A Selective Policy Enforcement feature aims to provide users additional levels of control over the way in which Configuration Policy is enforced across a large set (fleet) of ManagedClusters.
Configuration Policy allows a user to declare the desired state of configuration and bind that policy to a set of ManagedClusters. This policy provides the user with both visibility into the state of compliance of their clusters as well as a mechanism to drive clusters into compliance. When the remediation action is set to "enforce" the configuration will be applied to all bound clusters immediately.
In some use cases the immediate remediation behavior of an "enforce" policy across the fleet of clusters may be unacceptable. For example, if the set of clusters are collectively meeting a Service Level Agreement (SLA) uptime spec, a single change in a Configuration Policy may create an unacceptable service downtime as all of the clusters are simultaneously updated. In another example a set of clusters may provide overlapping service coverage and changes to configuration needs to be done in progressive waves to ensure continuous coverage. A third example is when the cluster operator wants to soak a change on a handful of clusters prior to rolling the change out to the entire fleet.
With Selective Policy Enforcement a feature is introduced which allows the user control over the timing of the "enforce" remediationAction taking effect on a selected subset of the bound clusters.
Motivation:
Selective Policy Enforcement allows fine grained control over the timing and application of a policy to clusters. It is intended to support this level of control natively within the policy framework. By supporting this as a feature users, or higher level controllers/orchestrators, do not have to implement a procedural pattern of copying policies and manipulating bindings/labels to progressively enforce the policy on clusters.
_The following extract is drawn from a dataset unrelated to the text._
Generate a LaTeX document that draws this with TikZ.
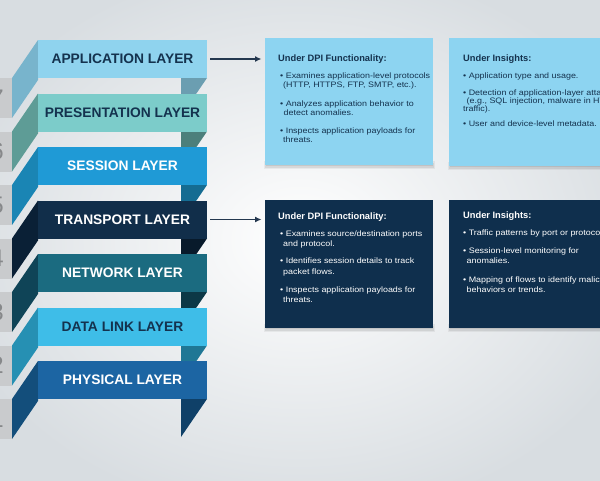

Progressive Policy Rollout
One of the key results of this feature is allowing the impact of a Configuration Policy change to be "rolled out" to a fleet of clusters in a progressive way rather than all at once. The timing and choice of clusters to which the change is applied are typically use case dependent but this feature allows scenarios such as
Application to a small set of "soak" clusters before rolling the change out to the entire fleet in progressively larger groups
Staggered updates to overlapping (geographical or logical) clusters to ensure continuous service coverage
Meeting Service Level Agreements for availability by limiting concurrent updates
Applying changes to groups of clusters with varying "maintenance windows" when SLAs allow changes to be made
Applying changes to one region while deferring other regions
Goals
The goals of this feature are to
Enable users to select when a policy will be enforced
Enable users to select what subset of bound clusters the policy will be enforced to
Support progressive policy rollouts as described above
Give users visibility into the effect of a Configuration Policy change prior to remediation
Reduce complexity and scalability issues with alternative approaches
Non-Goals
Out of scope for this feature
A mechanism/feature to capture/define the timing of enforcement
A feature for managing progressive rollouts. The timing and cluster selection are typically use-case specific. There may be enough commonality to define a feature to manage progressive rollouts but that is deferred to a separate discussion/enhancement.